Предложить ей сесть на диван и налить чего-нибудь выпить? Овца не прошла внутрь, но, закрыв за собой дверь, осталась тихонько стоять в прихожей, двигая туда-сюда аккуратными челюстями и без конца моргая. Кстати, глаза у нее совсем не слезятся.
— Итак, — начала овца, кивая головой в сторону письменного стола, где лежали желтые блокноты, остро заточенные карандаши и стояла пишущая машинка. — Вот где творится волшебство.
Она говорила усталым голосом, в котором звучали иронические нотки.
— Ну, не такое уж волшебство, — опроверг ее Мизантроп и тут же пожалел о сказанном.

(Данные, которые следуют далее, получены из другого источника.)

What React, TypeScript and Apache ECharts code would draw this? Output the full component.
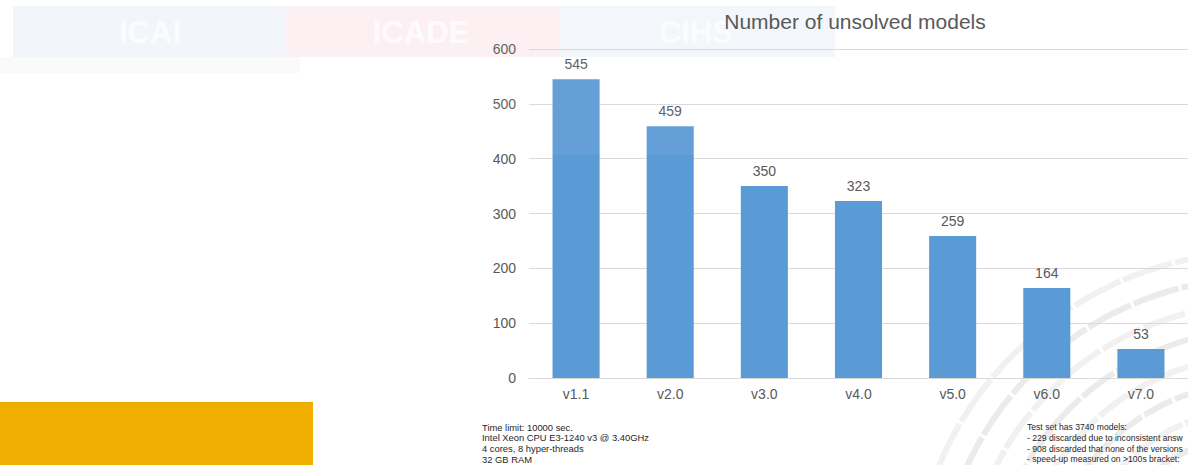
import React, { useEffect, useRef } from "react";
import * as echarts from "echarts";

const categories = ["v1.1", "v2.0", "v3.0", "v4.0", "v5.0", "v6.0", "v7.0"];
const unsolved = [545, 459, 350, 323, 259, 164, 53];
const yTicks = { min: 0, max: 600, interval: 100 };
const chartTitle = "Number of unsolved models";
const leftNotes = [
  "Time limit: 10000 sec.",
  "Intel Xeon CPU E3-1240 v3 @ 3.40GHz",
  "4 cores, 8 hyper-threads",
  "32 GB RAM",
];
const rightNotes = [
  "Test set has 3740 models:",
  "- 229 discarded due to inconsistent answ",
  "- 908 discarded that none of the versions",
  "- speed-up measured on >100s bracket:",
];
const logos = ["ICAI", "ICADE", "CIHS"];

export default function App() {
  const ref = useRef<HTMLDivElement>(null);
  useEffect(() => {
    if (!ref.current) return;
    const chart = echarts.init(ref.current, undefined, { renderer: "svg" });
    const font = "'Liberation Sans', Arial, sans-serif";
    const logoRects = [
      { x: 13, w: 273, fill: "#f2f5fa", cx: 150 },
      { x: 286, w: 274, fill: "#fcf0f3", cx: 421 },
      { x: 560, w: 275, fill: "#f3f6fa", cx: 696 },
    ];
    const graphics: any[] = [];
    graphics.push({
      type: "rect", z: -20,
      shape: { x: 0, y: 57, width: 300, height: 16 },
      style: { fill: "#fafafa" },
    });
    logoRects.forEach((r, i) => {
      graphics.push({
        type: "rect", z: -20,
        shape: { x: r.x, y: 6, width: r.w, height: 51 },
        style: { fill: r.fill },
      });
      graphics.push({
        type: "text", z: -19,
        style: {
          text: logos[i], x: r.cx, y: 32, align: "center", verticalAlign: "middle",
          font: `bold 31px ${font}`, fill: "rgba(255,255,255,0.75)",
        },
      });
    });
    // decorative arcs bottom-right
    for (let k = 0; k < 9; k++) {
      graphics.push({
        type: "arc", z: -15,
        shape: { cx: 1260, cy: 600, r: 140 + k * 26, startAngle: Math.PI * 1.0, endAngle: Math.PI * 1.5 },
        style: { stroke: k % 2 ? "#ebebeb" : "#f1f1f1", lineWidth: 6, fill: "none" },
      });
    }
    for (let k = 0; k < 10; k++) {
      const a = Math.PI * (1.02 + k * 0.05);
      graphics.push({
        type: "line", z: -14,
        shape: {
          x1: 1260 + 130 * Math.cos(a), y1: 600 + 130 * Math.sin(a),
          x2: 1260 + 380 * Math.cos(a), y2: 600 + 380 * Math.sin(a),
        },
        style: { stroke: "#ffffff", lineWidth: 3 },
      });
    }
    graphics.push({
      type: "rect", z: 1,
      shape: { x: 0, y: 402, width: 313, height: 63 },
      style: { fill: "#efae00" },
    });
    graphics.push({
      type: "rect", z: 20, silent: true,
      shape: { x: 430, y: 40, width: 410, height: 115 },
      style: { fill: "rgba(255,255,255,0.06)" },
    });
    leftNotes.forEach((t, i) => {
      graphics.push({
        type: "text", z: 5,
        style: { text: t, x: 482, y: 427 + i * 10.8, verticalAlign: "middle", font: `9.4px ${font}`, fill: "#262626" },
      });
    });
    rightNotes.forEach((t, i) => {
      graphics.push({
        type: "text", z: 5,
        style: { text: t, x: 1027, y: 427 + i * 10.8, verticalAlign: "middle", font: `8.6px ${font}`, fill: "#262626" },
      });
    });

    chart.setOption({
      animation: false,
      title: {
        text: chartTitle, left: 850, top: 6, textAlign: "center",
        textStyle: { fontFamily: font, fontSize: 21, fontWeight: "normal", color: "#595959" },
      },
      grid: { left: 529, top: 49, width: 668, height: 329, containLabel: false },
      xAxis: {
        type: "category", data: categories,
        axisLine: { lineStyle: { color: "#d9d9d9" } },
        axisTick: { show: false },
        axisLabel: { color: "#595959", fontFamily: font, fontSize: 14, margin: 9 },
      },
      yAxis: {
        type: "value", ...yTicks,
        axisLine: { show: false }, axisTick: { show: false },
        axisLabel: { color: "#595959", fontFamily: font, fontSize: 14, margin: 13 },
        splitLine: { lineStyle: { color: "#d9d9d9" } },
      },
      series: [{
        type: "bar", data: unsolved, barCategoryGap: "50%",
        itemStyle: { color: "#5b9bd5" },
        label: { show: true, position: "top", distance: 8, color: "#595959", fontFamily: font, fontSize: 14 },
      }],
      graphic: graphics,
    });
    return () => chart.dispose();
  }, []);
  return <div ref={ref} style={{ position: "absolute", left: 0, top: 0, width: 1188, height: 465, overflow: "hidden" }} />;
}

— Не скромничайте, — невозмутимо продолжала овца. — Вы написали несколько весьма достойных вещей.
— Так вот в чем дело, — сказал Мизантроп. — Вы ведете подсчет?
— Подсчет? — Овца недоуменно заморгала. — Я имела в виду нечто другое.
— Ладно, не важно.
Мизантропу вовсе не хотелось вкладывать свои слова в уста животного. Не сейчас. Пусть она говорит за себя, а ему надо набраться терпения.
Однако овца умолкла и начала мелкими шажками не спеша продвигаться по ковру в глубь комнаты. У сочинителя возникла мысль, не подыскивает ли она мебель с острыми углами, чтобы удариться о них с разбега.
— Вы чем-то расстроены? — спросил он.
Овца около минуты обдумывала вопрос.
— Я знавала лучшие деньки.
Сделав такое высказывание, она уставилась на него абсолютно сухими глазами. Мизантроп встретился с ней взглядом и тотчас отвернулся. В голову пришла ужасная мысль: возможно, овца надеется, что он поможет ей покончить с собой.
Тишина становилась угнетающей. Мизантроп начал рассматривать еще один вариант происходящего. Не посетил ли его соперник, переодетый в овечку?